Remote Achieves 50% Revenue Growth Per Employee Through AI Adoption

TL;DR
- Remote says AI helped lift revenue per employee by 50% without adding headcount, signaling a major productivity gain.
- The payroll startup says it has now passed $300 million in annual recurring revenue and reached cash-flow positive status.
- The company’s AI push spans payroll, compliance, support, and internal workflows, not just engineering, suggesting a broad operating model shift.
AI as an operating model, not just a product feature
According to Remote, the efficiency gains did not come from one isolated automation project. The company says it has applied AI across the organization, including payroll calculations, multi-jurisdiction compliance checks, routine customer support, Slack summarization, and experiments with agentic AI.
That broader adoption matters because Remote’s business sits in a complex category: global payroll and employment services require frequent compliance updates, country-specific rules, and detailed operational handling. Automating even parts of that workflow can meaningfully reduce manual work and improve throughput.
The numbers behind the claim
Remote says the result of those changes is a 50% increase in revenue per employee without hiring more staff. The company also says its core payroll business has grown more than 300% year over year, although that figure has not been independently verified.
The company’s revenue milestone is equally notable. Remote says it has surpassed $300 million in annual recurring revenue and moved into cash-flow positive territory, suggesting that AI-driven efficiency gains are improving both scale and unit economics.
Why this matters for SaaS
Remote’s case is being watched closely because it reflects a broader question in software: can AI improve productivity enough to change the economics of growth? The company’s experience suggests that AI can do more than cut costs; it can help a business grow revenue faster than headcount, which improves revenue per employee and margin structure.

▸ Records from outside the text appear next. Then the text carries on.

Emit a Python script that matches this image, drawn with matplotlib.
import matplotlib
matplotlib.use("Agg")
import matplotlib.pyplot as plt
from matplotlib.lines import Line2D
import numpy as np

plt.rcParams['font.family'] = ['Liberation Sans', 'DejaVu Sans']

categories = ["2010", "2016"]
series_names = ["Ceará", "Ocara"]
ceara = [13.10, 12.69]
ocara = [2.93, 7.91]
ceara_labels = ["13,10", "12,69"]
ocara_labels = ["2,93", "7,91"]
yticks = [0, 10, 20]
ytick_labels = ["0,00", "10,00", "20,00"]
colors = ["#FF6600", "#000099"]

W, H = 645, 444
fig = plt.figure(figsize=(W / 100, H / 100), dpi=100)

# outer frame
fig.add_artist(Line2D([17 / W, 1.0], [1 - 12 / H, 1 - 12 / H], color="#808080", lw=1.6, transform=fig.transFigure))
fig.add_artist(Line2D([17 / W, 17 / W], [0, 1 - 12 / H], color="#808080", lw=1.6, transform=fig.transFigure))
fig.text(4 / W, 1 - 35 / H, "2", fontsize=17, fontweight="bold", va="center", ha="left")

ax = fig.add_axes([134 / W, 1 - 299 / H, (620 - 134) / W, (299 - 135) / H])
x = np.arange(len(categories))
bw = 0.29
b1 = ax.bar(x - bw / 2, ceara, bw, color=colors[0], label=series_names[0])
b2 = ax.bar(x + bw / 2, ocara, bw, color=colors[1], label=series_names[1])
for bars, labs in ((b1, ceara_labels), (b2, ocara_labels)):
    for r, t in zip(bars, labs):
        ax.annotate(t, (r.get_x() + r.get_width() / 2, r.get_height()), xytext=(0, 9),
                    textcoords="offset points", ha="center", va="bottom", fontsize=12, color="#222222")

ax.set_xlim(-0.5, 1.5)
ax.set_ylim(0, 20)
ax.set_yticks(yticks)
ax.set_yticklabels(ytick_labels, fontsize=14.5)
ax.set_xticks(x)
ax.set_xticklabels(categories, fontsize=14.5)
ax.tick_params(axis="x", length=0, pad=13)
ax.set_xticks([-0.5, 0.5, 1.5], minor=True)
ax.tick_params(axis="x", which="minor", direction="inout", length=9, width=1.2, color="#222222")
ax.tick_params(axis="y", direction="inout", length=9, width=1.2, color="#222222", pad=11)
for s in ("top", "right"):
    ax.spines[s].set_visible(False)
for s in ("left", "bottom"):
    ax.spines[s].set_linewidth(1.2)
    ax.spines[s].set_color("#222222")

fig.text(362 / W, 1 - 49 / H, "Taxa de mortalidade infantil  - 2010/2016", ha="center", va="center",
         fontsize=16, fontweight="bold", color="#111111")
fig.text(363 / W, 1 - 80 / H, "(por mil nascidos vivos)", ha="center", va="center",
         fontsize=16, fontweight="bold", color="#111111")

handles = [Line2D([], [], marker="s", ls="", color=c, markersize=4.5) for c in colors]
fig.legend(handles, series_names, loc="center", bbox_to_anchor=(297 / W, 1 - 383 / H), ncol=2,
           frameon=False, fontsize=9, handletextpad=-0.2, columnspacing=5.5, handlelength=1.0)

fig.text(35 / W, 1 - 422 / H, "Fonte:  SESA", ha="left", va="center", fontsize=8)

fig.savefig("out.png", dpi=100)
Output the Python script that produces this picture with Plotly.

That is especially relevant in SaaS, where companies often face pressure to scale support, compliance, and customer operations in step with sales growth. Remote’s pitch is that AI now allows those functions to scale more efficiently, helping a service-heavy startup behave more like a software platform.
What to watch next
Remote is also using internal AI tooling as part of its broader strategy. The company says employees have been building apps through Remote Labs, an internal marketplace based on its own technology, and that some of those capabilities are being opened up for customers.
The key question now is whether Remote can sustain this level of efficiency as it keeps growing. If the company continues to expand revenue while limiting headcount growth, it could become a benchmark for how AI reshapes payroll, HR tech, and the broader SaaS operating model.